■ **OBJECTIVE**: Copy everything in the data below exactly except the pictures.

■ **DATASET SECTION**:
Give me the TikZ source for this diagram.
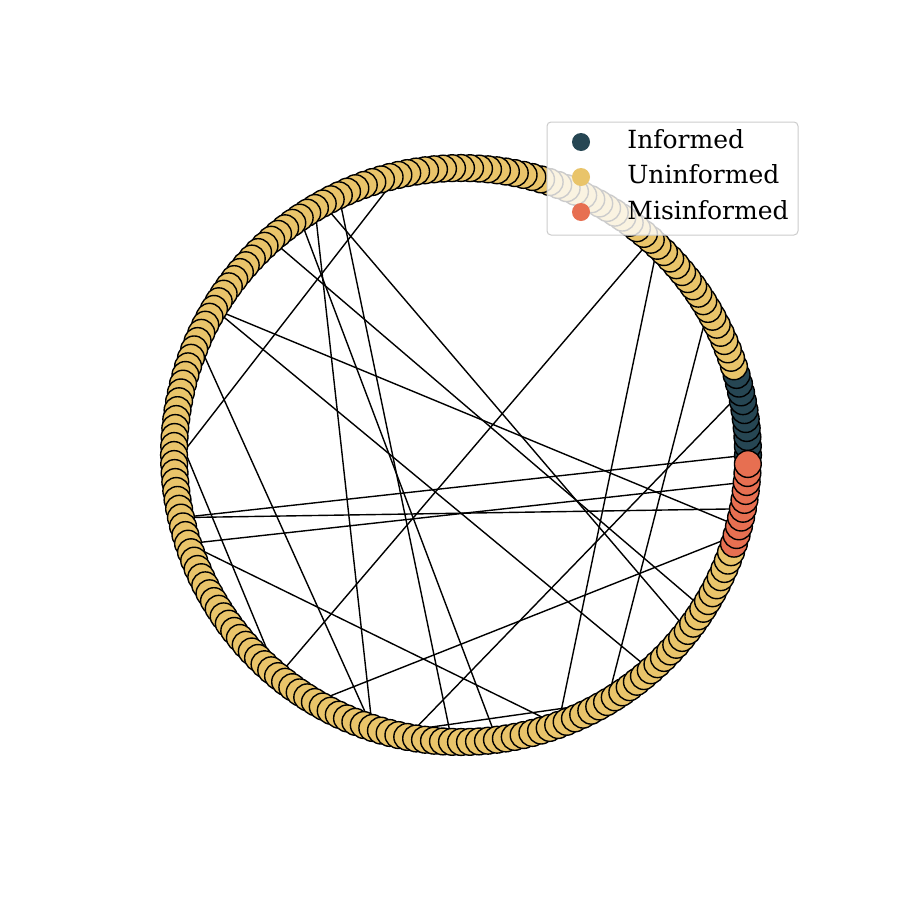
\documentclass[tikz,border=0pt]{standalone}
\usepackage{fontspec}
\setmainfont{DejaVu Serif}
\definecolor{infcol}{HTML}{264653}
\definecolor{unicol}{HTML}{E9C46A}
\definecolor{miscol}{HTML}{E76F51}
\pgfdeclarelayer{edgelayer}
\pgfdeclarelayer{legendlayer}
\pgfsetlayers{edgelayer,main,legendlayer}
\begin{document}
\begin{tikzpicture}[x=0.5pt,y=-0.5pt,
  vtx/.style={circle, draw=black, line width=0.7pt, minimum size=13.4pt, inner sep=0pt},
  link/.style={black, line width=0.7pt},
  legbox/.style={draw=black!20, fill=white, fill opacity=0.8, rounded corners=2pt, line width=0.5pt, inner sep=0pt},
  legdot/.style={circle, minimum size=9pt, inner sep=0pt},
  legtext/.style={anchor=base west, inner sep=0pt, font=\fontsize{12.5}{15}\selectfont}]
\useasboundingbox (0,0) rectangle (900,900);
\foreach \i in {0,...,199}{
  \pgfmathsetmacro\ang{1.8*\i}
  \ifnum\i<10 \def\col{infcol}\else\ifnum\i>189 \def\col{miscol}\else\def\col{unicol}\fi\fi
  \node[vtx, fill=\col] (n\i) at ({461+287*cos(\ang)},{455-287*sin(\ang)}) {};
}
\begin{pgfonlayer}{edgelayer}
\foreach \a/\b in {57/101, 27/128, 26/161, 17/167, 7/144, 0/107, 107/194, 110/197, 83/192, 133/191, 64/149, 67/140, 69/154, 87/140, 97/128, 83/173, 66/179, 73/182, 110/161, 142/167}
  \draw[link] (n\a.center) -- (n\b.center);
\end{pgfonlayer}
\begin{pgfonlayer}{legendlayer}
\node[legbox, minimum width=125.5pt, minimum height=56.5pt] (legend) at (672.5,178.5) {};
\node[legdot, fill=infcol] (m1) at (581,142) {};
\node[legdot, fill=unicol] (m2) at (581,177) {};
\node[legdot, fill=miscol] (m3) at (581,212) {};
\node[legtext] (t1) at (627,148) {Informed};
\node[legtext] (t2) at (627,183.5) {Uninformed};
\node[legtext] (t3) at (627,219) {Misinformed};
\end{pgfonlayer}
\end{tikzpicture}
\end{document}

■ **SOLUTION FOR THIS TASK**:
Give me the TikZ source for this diagram.
\documentclass[tikz,border=0pt]{standalone}
\usepackage{fontspec}
\setmainfont{DejaVu Serif}
\definecolor{infcol}{HTML}{264653}
\definecolor{unicol}{HTML}{E9C46A}
\definecolor{miscol}{HTML}{E76F51}
\pgfdeclarelayer{edgelayer}
\pgfdeclarelayer{legendlayer}
\pgfsetlayers{edgelayer,main,legendlayer}
\begin{document}
\begin{tikzpicture}[x=0.5pt,y=-0.5pt,
  vtx/.style={circle, draw=black, line width=0.7pt, minimum size=13.4pt, inner sep=0pt},
  link/.style={black, line width=0.7pt},
  legbox/.style={draw=black!20, fill=white, fill opacity=0.8, rounded corners=2pt, line width=0.5pt, inner sep=0pt},
  legdot/.style={circle, minimum size=9pt, inner sep=0pt},
  legtext/.style={anchor=base west, inner sep=0pt, font=\fontsize{12.5}{15}\selectfont}]
\useasboundingbox (0,0) rectangle (900,900);
\foreach \i in {0,...,199}{
  \pgfmathsetmacro\ang{1.8*\i}
  \ifnum\i<10 \def\col{infcol}\else\ifnum\i>189 \def\col{miscol}\else\def\col{unicol}\fi\fi
  \node[vtx, fill=\col] (n\i) at ({461+287*cos(\ang)},{455-287*sin(\ang)}) {};
}
\begin{pgfonlayer}{edgelayer}
\foreach \a/\b in {57/101, 27/128, 26/161, 17/167, 7/144, 0/107, 107/194, 110/197, 83/192, 133/191, 64/149, 67/140, 69/154, 87/140, 97/128, 83/173, 66/179, 73/182, 110/161, 142/167}
  \draw[link] (n\a.center) -- (n\b.center);
\end{pgfonlayer}
\begin{pgfonlayer}{legendlayer}
\node[legbox, minimum width=125.5pt, minimum height=56.5pt] (legend) at (672.5,178.5) {};
\node[legdot, fill=infcol] (m1) at (581,142) {};
\node[legdot, fill=unicol] (m2) at (581,177) {};
\node[legdot, fill=miscol] (m3) at (581,212) {};
\node[legtext] (t1) at (627,148) {Informed};
\node[legtext] (t2) at (627,183.5) {Uninformed};
\node[legtext] (t3) at (627,219) {Misinformed};
\end{pgfonlayer}
\end{tikzpicture}
\end{document}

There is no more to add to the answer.